You can get an eight-port switch for about $40. Most modern motherboards have Gigabit Ethernet connectivity onboard, but on the off chance that your motherboard does not support it, get a PCI-X or PCI Express (PCIe) card instead of a 32-bit PCI card. I have had good success with Intel’s and Broadcom’s PCI-X Ethernet cards.

  • wuzy
    Yet again why is this article written so unprofessionally? (by an author I've never heard of) Any given facts or numbers are just so vague! It's vague because the author has no real technical knowledge behind this article and are basing mainly on experience instead. That is not good journalism for tech sites.

    When I meant by experience, I didn't mean by self-learning. I meant developing your own ideas and not doing extensive research on every technical aspects for the specific purpose.
    Reply
  • wuzy
    And even if this is just a "Reader's Voice" I'd expect a minimum standard to be set by BoM on articles they publish to their website.
    Most IT professionals I have come to recognise in the Storage forum (including myself) can write a far higher caliber article than this.
    Reply
  • motionridr8
    FreeNAS? Runs FreeBSD. Supports RAID. Includes tons of other features that yes, you can get working in a Linux build, but these all work with just the click of a box in the sleek web interface. Features include iTunes DAAP server, SMB Shares, AFP shares, FTP, SSH, UPnP Server, Rsync, Power Daemon just to name some. Installs on a 64MB usb stick. Mine has been running 24/7 for over a year with not a single problem. Designed to work with legacy or new hardware. I cant reccommend anything else. www.freenas.org
    Reply
  • bravesirrobin
    I've been thinking on and off about building my own NAS for around a year now. While this article is a decent overview of how Jeff builds his NAS's, I also find it dancing with vagueness as I'm trying to narrow my parts search. Are you really suggesting we use PCI-X server motherboards? Why? (Besides the fact that their bandwidth is separate from normal PCI lanes.) PCI Express has that same upside, and is much more available in a common motherboard.

    You explain the basic difference between fakeRAID and "read RAID" adequately, but why should I purchase a controller card at all? Motherboards have about six SATA ports, which is enough for your rig on page five.
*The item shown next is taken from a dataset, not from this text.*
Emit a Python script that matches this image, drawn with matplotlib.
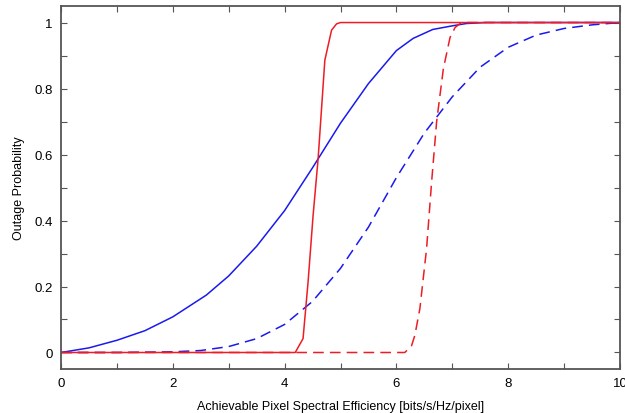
import matplotlib
matplotlib.use("Agg")
import matplotlib.pyplot as plt
from matplotlib.ticker import MultipleLocator, FuncFormatter

plt.rcParams['font.family'] = ['Liberation Sans', 'DejaVu Sans']

# Blue solid
bs_x = [0, 0.5, 1, 1.5, 2, 2.6, 3, 3.5, 4, 4.5, 5, 5.5, 6, 6.3, 6.65, 7, 7.25, 7.6, 10]
bs_y = [0, 0.014, 0.037, 0.066, 0.108, 0.174, 0.232, 0.322, 0.43, 0.56, 0.695, 0.815, 0.915, 0.952, 0.979, 0.99, 0.997, 1.0, 1.0]

# Blue dashed
bd_x = [0, 0.5, 1, 1.5, 2, 2.5, 3, 3.5, 4, 4.5, 5, 5.5, 6, 6.5, 7, 7.5, 8, 8.5, 9, 9.5, 10]
bd_y = [0, 0, 0, 0.001, 0.002, 0.006, 0.018, 0.042, 0.085, 0.155, 0.255, 0.38, 0.53, 0.665, 0.775, 0.865, 0.925, 0.962, 0.982, 0.993, 1.0]

# Red solid
rs_x = [0, 4.19, 4.33, 4.42, 4.51, 4.60, 4.72, 4.84, 4.93, 5.0, 10]
rs_y = [0, 0, 0.042, 0.214, 0.416, 0.588, 0.886, 0.977, 0.996, 1.0, 1.0]

# Red dashed
rd_x = [0, 6.15, 6.27, 6.33, 6.42, 6.54, 6.63, 6.72, 6.84, 6.96, 7.05, 7.14, 7.25, 10]
rd_y = [0, 0, 0.02, 0.052, 0.133, 0.315, 0.517, 0.70, 0.86, 0.955, 0.985, 0.997, 1.0, 1.0]

fig = plt.figure(figsize=(6.25, 4.14), dpi=100)
ax = fig.add_axes([0.0976, 0.1063, 0.8944, 0.8767])

ax.plot(bs_x, bs_y, color='#1a1aee', lw=1.1)
ax.plot(bd_x, bd_y, color='#1a1aee', lw=1.1, dashes=(7, 4))
ax.plot(rd_x, rd_y, color='#ee1c24', lw=1.1, dashes=(7, 4))
ax.plot(rs_x, rs_y, color='#ee1c24', lw=1.1)

ax.set_xlim(0, 10)
ax.set_ylim(-0.05, 1.05)
ax.xaxis.set_major_locator(MultipleLocator(2))
ax.xaxis.set_minor_locator(MultipleLocator(1))
ax.yaxis.set_major_locator(MultipleLocator(0.2))
ax.yaxis.set_minor_locator(MultipleLocator(0.1))
ax.yaxis.set_major_formatter(FuncFormatter(lambda v, p: '%g' % round(v, 2)))
ax.tick_params(which='both', direction='in', top=True, right=True, length=4,
               width=0.8, color='#555555', labelsize=9.5, pad=6)

for s in ax.spines.values():
    s.set_color('#555555')
    s.set_linewidth(1.3)

ax.set_xlabel('Achievable Pixel Spectral Efficiency [bits/s/Hz/pixel]', fontsize=9, labelpad=8)
ax.set_ylabel('Outage Probability', fontsize=9, labelpad=7)

fig.savefig('out.png', dpi=100)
Since your builds are dual-CPU server machines to handle parity and RAID building, am I to assume you're not using a "real RAID" card that does the XOR calculations sans CPU? (HBA = Host Bus Adapter?)
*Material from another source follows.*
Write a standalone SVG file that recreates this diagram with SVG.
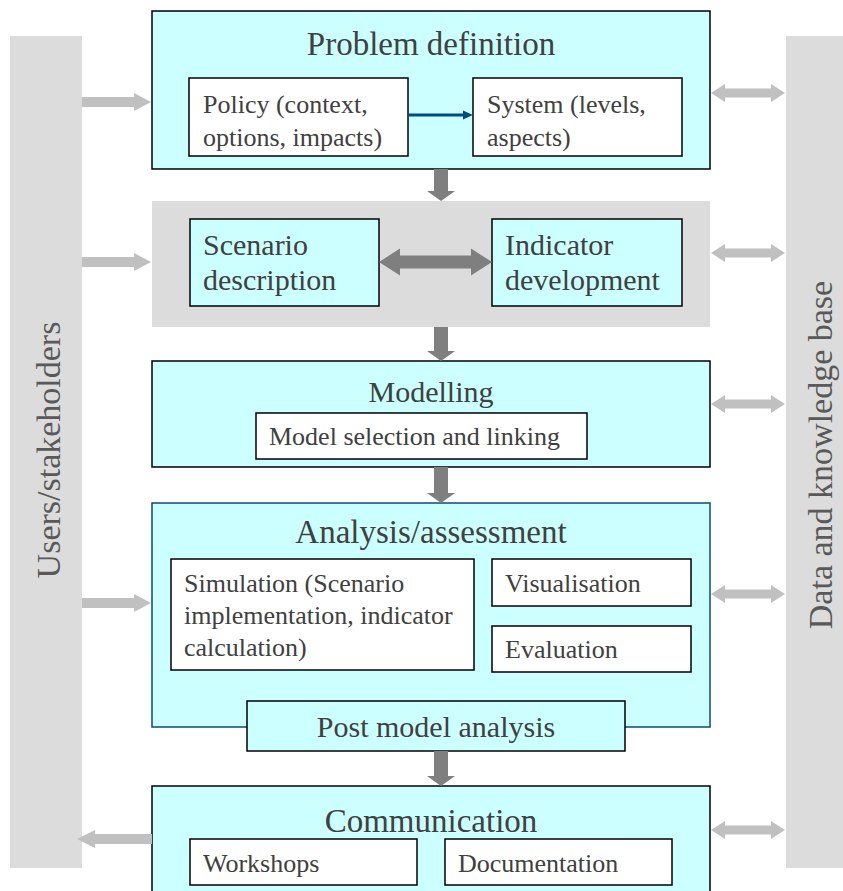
<svg xmlns="http://www.w3.org/2000/svg" width="843" height="891" viewBox="0 0 843 891">
<style>
text{font-family:"Liberation Serif","Times New Roman",serif;fill:#404040}
.t33{font-size:33px;text-anchor:middle}
.t30{font-size:30px}
.t26{font-size:26px}
.side{font-size:34px;text-anchor:middle;fill:#595959}
.cyan{fill:#ccffff;stroke:#000;stroke-width:1.5}
.white{fill:#fff;stroke:#000;stroke-width:1.5}
.dk{fill:#7f7f7f}
.lt{fill:#c0c0c0}
</style>
<rect width="843" height="891" fill="#fff"/>
<g id="users">
<rect x="10" y="36" width="72" height="832" fill="#dcdcdc"/>
<text class="side" transform="translate(60,450) rotate(-90)">Users/stakeholders</text>
</g>
<g id="data">
<rect x="786" y="36" width="72" height="832" fill="#dcdcdc"/>
<text class="side" transform="translate(832,455) rotate(-90)">Data and knowledge base</text>
</g>
<g id="problem">
<rect class="cyan" x="152" y="11" width="558" height="158"/>
<text class="t33" x="431" y="55">Problem definition</text>
<rect class="white" x="189" y="78" width="219" height="78"/>
<text class="t26" x="203" y="113">Policy (context,</text>
<text class="t26" x="203" y="146">options, impacts)</text>
<rect class="white" x="473" y="78" width="209" height="78"/>
<text class="t26" x="487" y="113">System (levels,</text>
<text class="t26" x="487" y="146">aspects)</text>
</g>
<g id="scenario-indicator">
<rect x="152" y="201" width="558" height="126" fill="#dcdcdc"/>
<rect class="cyan" x="190" y="219" width="189" height="87"/>
<text class="t30" x="203" y="255">Scenario</text>
<text class="t30" x="203" y="290">description</text>
<rect class="cyan" x="492" y="219" width="190" height="87"/>
<text class="t30" x="505" y="255">Indicator</text>
<text class="t30" x="505" y="290">development</text>
</g>
<g id="modelling">
<rect class="cyan" x="152" y="361" width="558" height="106"/>
<text class="t30" x="431" y="402" text-anchor="middle">Modelling</text>
<rect class="white" x="256" y="413" width="331" height="46"/>
<text class="t26" x="269" y="445">Model selection and linking</text>
</g>
<g id="analysis">
<rect x="152" y="503" width="558" height="224" fill="#ccffff" stroke="#0b4a78" stroke-width="1.5"/>
<text class="t33" x="431" y="543">Analysis/assessment</text>
<rect class="white" x="171" y="559" width="303" height="111"/>
<text class="t26" x="184" y="592">Simulation (Scenario</text>
<text class="t26" x="184" y="624">implementation, indicator</text>
<text class="t26" x="184" y="656">calculation)</text>
<rect class="white" x="492" y="559" width="199" height="47"/>
<text class="t26" x="505" y="592">Visualisation</text>
<rect class="white" x="492" y="626" width="199" height="46"/>
<text class="t26" x="505" y="658">Evaluation</text>
</g>
<g id="post">
<rect class="cyan" x="247" y="701" width="378" height="50"/>
<text class="t30" x="436" y="737" text-anchor="middle">Post model analysis</text>
</g>
<g id="communication">
<rect class="cyan" x="152" y="786" width="558" height="120"/>
<text class="t33" x="431" y="832">Communication</text>
<rect class="white" x="190" y="839" width="227" height="46"/>
<text class="t26" x="203" y="872">Workshops</text>
<rect class="white" x="445" y="839" width="227" height="46"/>
<text class="t26" x="458" y="872">Documentation</text>
</g>
<g id="connectors">
<line x1="408" y1="115" x2="465" y2="115" stroke="#004c7f" stroke-width="3"/>
<polygon points="463,110.5 473,115 463,119.5" fill="#004c7f"/>
<polygon class="dk" points="434,169 448,169 448,191 455,191 441,201 427,191 434,191"/>
<polygon class="dk" points="434,327 448,327 448,351 455,351 441,361 427,351 434,351"/>
<polygon class="dk" points="434,467 448,467 448,493 455,493 441,503 427,493 434,493"/>
<polygon class="dk" points="434,751 448,751 448,776 455,776 441,786 427,776 434,776"/>
<polygon class="dk" points="379,262 400,248.5 400,255.5 471,255.5 471,248.5 492,262 471,275.5 471,268.5 400,268.5 400,275.5"/>
<polygon class="lt" points="82,97 134,97 134,93 151,102 134,111 134,107 82,107"/>
<polygon class="lt" points="82,257 134,257 134,253 151,262 134,271 134,267 82,267"/>
<polygon class="lt" points="82,598 134,598 134,594 151,603 134,612 134,608 82,608"/>
<polygon class="lt" points="152,834 95,834 95,830 77,839 95,848 95,844 152,844"/>
<polygon class="lt" points="711,93 725,84 725,88.5 771,88.5 771,84 785,93 771,102 771,97.5 725,97.5 725,102"/>
<polygon class="lt" points="711,253 725,244 725,248.5 771,248.5 771,244 785,253 771,262 771,257.5 725,257.5 725,262"/>
<polygon class="lt" points="711,404 725,395 725,399.5 771,399.5 771,395 785,404 771,413 771,408.5 725,408.5 725,413"/>
<polygon class="lt" points="711,594 725,585 725,589.5 771,589.5 771,585 785,594 771,603 771,598.5 725,598.5 725,603"/>
<polygon class="lt" points="711,830 725,821 725,825.5 771,825.5 771,821 785,830 771,839 771,834.5 725,834.5 725,839"/>
</g>
</svg>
    Also, why must your RAID cards support JBOD? You seem to prefer a RAID 5/6 setup. You lost me COMPLETELY there, unless you want to JBOD your OS disk and have the rest in a RAID? In that case, can't you just plug your OS disk into a motherboard SATA port and the rest of the drives into the controller?
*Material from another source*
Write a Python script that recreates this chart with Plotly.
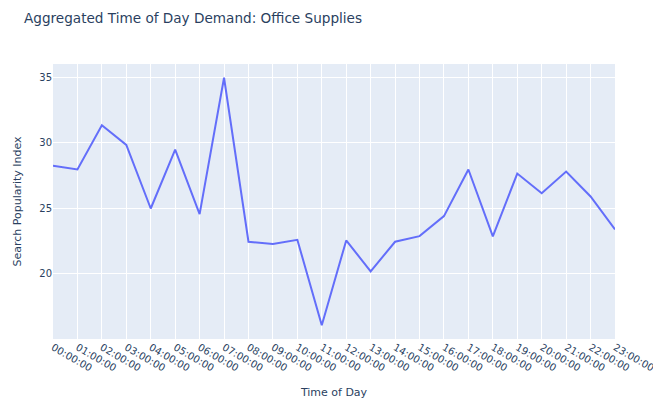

    And about the CPU: do I really need two of them? You advise "a slow, cheap Phenom II", yet the entire story praises a board hosting two CPUs. Do I need one or two of these Phenoms -- isn't a nice quad core better than two separate dual core chips in terms of price and heat? What if I used a real RAID card to offload the calculations? Then I could use just one dual core chip, right? Or even a nice Conroe-L or Athlon single core?

    Finally, no mention of the FreeNAS operating system? I've heard about installing that on a CF reader so I wouldn't need an extra hard drive to store the OS. Is that better/worse than using "any recent Linux" distro? I'm no Linux genius so I was hoping an OS that's tailored to hosting a NAS would help me out instead of learning how to bend a full blown Linux OS to serve my NAS needs. This article didn't really answer any of my first-build NAS questions. :(

    Thanks for the tip about ECC memory, though. I'll do some price comparisons with those modules.
    Reply
  • jimbofluffy
    "BSD Linux", whats that? I know of BSD.
    Reply
  • ionoxx
    I find tat there is really no need for dual core processors in a file server. As long as you have a raid card capable of making it's own XOR calculations for the parity, all you need is the most energy efficient processor available. My file server at home is running a single core Intel Celeron 420 and I have 5 WD7500AAKS drives plugged to a HighPoint RocketRAID 2320. I copy over my gigabit network at speeds of up to 65MB/s. Idle, my power consumption is 105W and I can't imagine load being much higher. Though i have to say, my celeron barely makes the cut. The CPU usage goes up to 70% while there are network transfers, and my switch doesn't support jumbo frames.
    Reply
  • raptor550
    Ummm... I appreciate the article but it might be more useful if it were written by someone with more practical and technical knowledge, no offense. I agree with wuzy and brave.

    Seriously, what is this talk about PCI-X and ECC? PCI-X is rare and outdated and ECC is useless and expensive. And dual CPU is not an option, remember electricity gets expensive when your talking 24x7. Get a cheap low power CPU with a full featured board and 6 HDDs and your good to go for much cheaper.

    Also your servers are embarrassing.
    Reply
  • icepick314
    Have anyone tried NAS software such as FreeNAS?

    And I'm worried about RAID 5/6 becoming obsolete because the size of hard drive is becoming so large that error correction is almost impossible to recover when one of the hard drive dies, especially 1 TB sized ones...

    I've heard RAID 10 is a must in times of 1-2 TB hard drives are becoming more frequent...

    also can you write pro vs con on the slower 1.5-2 TB eco-friendly hard drives that are becoming popular due to low power consumption and heat generation?

    Thanks for the great beginner's guide to building your own file server...
    Reply
  • icepick314
    Also what is the pro vs con in using motherboard's own RAID controller and using dedicated RAID controller card in single or multi-core processors or even multiple CPU?

    Most decent motherboards have RAID support built in but I think most are just RAID 5, 6 or JBOD....
    Reply
  • Lans
    I like the fact the topic is being brought up and discussed but I seriously think the article needs to be expanded and cover a lot more details/alternative setup.

    For a long time I had a hardware raid-5 with 4 disk (PCI-X) on dual Athlon MP 1.2 ghz with 2 GB of ECC RAM (Tyan board, forgot exactly model). With hardware raid-5, I don't think you need such powerful CPUs. If I recalled, the raid controller cost about as much as 4x pretty cheap drives (smaller drives since I was doing raid and didn't need THAT much space, it at most 50% for the life of the server, also wanted to limit cost a bit).

    Then I decided all I really needed was a Pentium 3 with just 1 large disk (less reliable but good enough for what I needed).

    For past year or so, I have not had a fileserver up but planning to rebuild a very low powered one. I was eyeing the Sheeva Plug kind of thing. Or may be even a wireless router with usb storage support (Asus has a few models like that).